With a doctorate from the University of Virginia, Simko published her first book, The Politics of Consolation: Memory and the Meaning of September 11, in 2015 and won an honorable mention for the American Sociological Association’s Mary Douglas Prize for Best Book in the Sociology of Culture. Her research has also been published in journals such as Sociological Theory, Society, and Poetics.

To Simko, receiving tenure means that she can continue to expand her research interdisciplinarily. “It empowers me to take intellectual risks — to venture onto new terrain, to teach courses, and pursue research projects in sub-disciplines that are entirely new to me,” Simko said. 

Owen Thompson, economics

A faculty research fellow at the National Bureau of Economic Research, Thompson has published his work in numerous journals, including the Journal of Policy Analysis and Management, the Journal of Human Resources, and the Journal of Political Economy. Before coming to the College in 2018, he taught at the University of Wisconsin-Milwaukee and received his doctorate in economics  from the University of Massachusetts, Amherst.

Thompson said that his experience teaching has been so enjoyable that choosing just one favorite aspect would be difficult. “Sometimes I joke that I feel like I’m watching a movie about being a college professor; it’s just such a classic professorial lifestyle,” Thompson said. “Leisurely strolling through the quad on a fall day, talking big ideas with bright students — it’s just great.”

Emily Vasiliauskas, English

Vasiliauskas also said that choosing a favorite teaching moment was hard, adding that one highlight for her would be her Edmund Spenser reading group, though it is on hiatus. “Once a week, I get together with a group of interested students and colleagues to read and discuss a canto of The Faerie Queene,” she said. “The setting is more relaxed than a seminar is, and so we are able to talk about this strange and wonderful poem in a more open-ended spirit.”

With a doctorate from Princeton, Vasiliauskas has published work in Studies in Philology, Politics and Aesthetics in European Baroque and Classicist Tragedy, and The Cambridge Quarterly. She is working on a manuscript titled The Skull in the Mirror: Aesthetics in the Age of Shakespeare, which discusses how art existing for its own sake played a major role in the European Renaissance. 

Vasiliauskas added that she is excited to teach a new English course on theater and voyeurism, which will be the subject of her next book.

Zachary Wadsworth, music

Wadsworth said that he, too, has started to think about new courses to teach. “I’ve been threatening to create a new class on video game music, but I haven’t played quite enough video games to pull it off,” he said. “This doesn’t mean that my post-tenure project will be to play more video games, but I think it could be a really great course.”

With a doctoral degree in music composition from Cornell, Wadsworth is a composer whose work has won Outstanding Choral Recording for Canada’s National Choral Awards in 2018 and has been nominated for a JUNO Award for Album of the Year: Vocal or Choral in 2020. He continues to perform as a tenor and pianist while teaching at the College.
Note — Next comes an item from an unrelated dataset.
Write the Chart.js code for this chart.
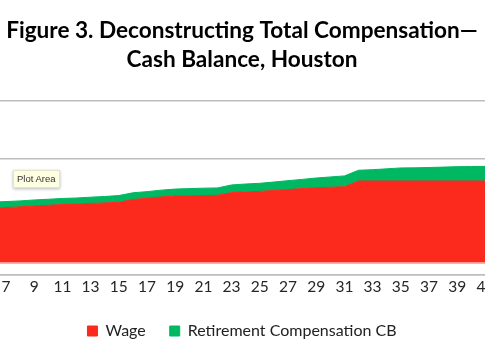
<!DOCTYPE html>
<html><head><meta charset="utf-8">
<script src="https://cdn.jsdelivr.net/npm/chart.js@4/dist/chart.umd.min.js"></script>
<style>
html,body{margin:0;padding:0;width:485px;height:360px;overflow:hidden;background:#fff;position:relative}
#wrap{position:absolute;left:-30px;top:0;width:544px;height:360px}
#tip{position:absolute;left:13px;top:170px;padding:3px 3px 3px 3px;background:#fefee2;border:1px solid #e4e4cc;box-shadow:0 1px 3px rgba(0,0,0,0.28);font:9.5px "Liberation Sans",Arial,sans-serif;color:#333;line-height:10px;white-space:nowrap}
</style></head><body>
<div id="wrap"><canvas id="c" width="544" height="360"></canvas></div>
<div id="tip">Plot Area</div>
<script>
const years = [5,6,7,8,9,10,11,12,13,14,15,16,17,18,19,20,21,22,23,24,25,26,27,28,29,30,31,32,33,34,35,36,37,38,39,40,41];
const wage = [28500,28700,28900,29200,29600,29900,30200,30400,30700,30900,31200,32400,32900,33500,33900,34000,34100,34200,35400,35700,35900,36300,36700,37100,37500,37700,37900,40400,40400,40400,40400,40400,40400,40400,40400,40400,40400];
const retirementCB = [2300,2500,2600,2600,2600,2600,2650,2650,2700,2800,2900,2900,2900,2950,3000,3100,3200,3200,3300,3400,3500,3650,3850,4000,4200,4450,4700,4650,4900,5250,5650,5700,5850,6000,6200,6250,6350];
const seriesNames = ['Wage','Retirement Compensation CB'];
const titleLines = ['Figure 3. Deconstructing Total Compensation\u2014','Cash Balance, Houston'];
const yMin = 0, yMax = 75000, yStep = 25000;
const wageBase = 5100;

const baseLine = {
  id: 'baseLine',
  afterDatasetsDraw(chart) {
    const {ctx, chartArea: a, scales: {y}} = chart;
    const py = Math.round(y.getPixelForValue(wageBase)) + 0.5;
    ctx.save();
    ctx.strokeStyle = '#c4c4c4';
    ctx.lineWidth = 1;
    ctx.beginPath(); ctx.moveTo(a.left, py); ctx.lineTo(a.right, py); ctx.stroke();
    ctx.restore();
  }
};

new Chart(document.getElementById('c'), {
  type: 'line',
  data: {
    labels: years,
    datasets: [
      {label: seriesNames[0], data: wage, backgroundColor: '#fb2a1c', borderColor: '#fb2a1c', borderWidth: 1, pointRadius: 0, tension: 0, fill: {value: wageBase}},
      {label: seriesNames[1], data: retirementCB, backgroundColor: '#00b862', borderColor: '#00b862', borderWidth: 1, pointRadius: 0, tension: 0, fill: '-1'}
    ]
  },
  options: {
    responsive: false,
    animation: false,
    events: [],
    layout: {padding: {top: 0, bottom: 11, left: 0, right: 0}},
    plugins: {
      tooltip: {enabled: false},
      title: {display: true, text: titleLines, color: '#000', font: {family: 'Lato', size: 22.6, weight: 'bold', lineHeight: 29/22.6}, padding: {top: 16.5, bottom: 26.5}},
      legend: {display: true, position: 'bottom', labels: {color: '#222', font: {family: 'Lato', size: 16}, boxWidth: 10, boxHeight: 10, padding: 24}}
    },
    scales: {
      x: {
        offset: false,
        grid: {display: false, drawTicks: false},
        border: {display: true, color: '#bdbdbd', width: 1.5},
        ticks: {autoSkip: false, maxRotation: 0, minRotation: 0, padding: 3, color: '#262626', font: {family: 'Lato', size: 15.5},
          callback: (v, i) => (i % 2 === 0 ? String(years[i]) : '')}
      },
      y: {
        stacked: true, min: yMin, max: yMax,
        grid: {color: '#bdbdbd', lineWidth: 1.5, drawTicks: false},
        border: {display: false},
        ticks: {display: false, stepSize: yStep},
        afterFit: s => { s.width = 7.8; }
      },
      yR: {
        position: 'right', display: true, min: 0, max: 1,
        grid: {display: false, drawTicks: false},
        border: {display: false},
        ticks: {display: false},
        afterFit: s => { s.width = 28.6; }
      }
    }
  },
  plugins: [baseLine]
});
</script>
</body></html>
“I find it so important to remain active as a musician,” Wadsworth said. “Writing music is, fundamentally, about creativity and problem-solving. Each new composition poses new challenges and opportunities for creativity, which means that this work constantly shows me the kinds of skills and approaches I need to be teaching in my music classes.”

For Wadsworth, as for other recently tenured faculty, the students are what makes teaching at the College especially rewarding. “It’s an unbelievable and rare privilege to have students who care so much about, and are so active in shaping, their own education,” Wadsworth said. “I know it sounds cheesy, but it’s totally true — I wouldn’t trade the classroom environment at Williams, even via Zoom, for anything.”

Correction: This article was updated at 2 p.m. on Feb. 10, 2021 to accurately define Professor Nassif’s professorial title. She is a professor of Arabic studies, not comparative literature. We deeply regret the error.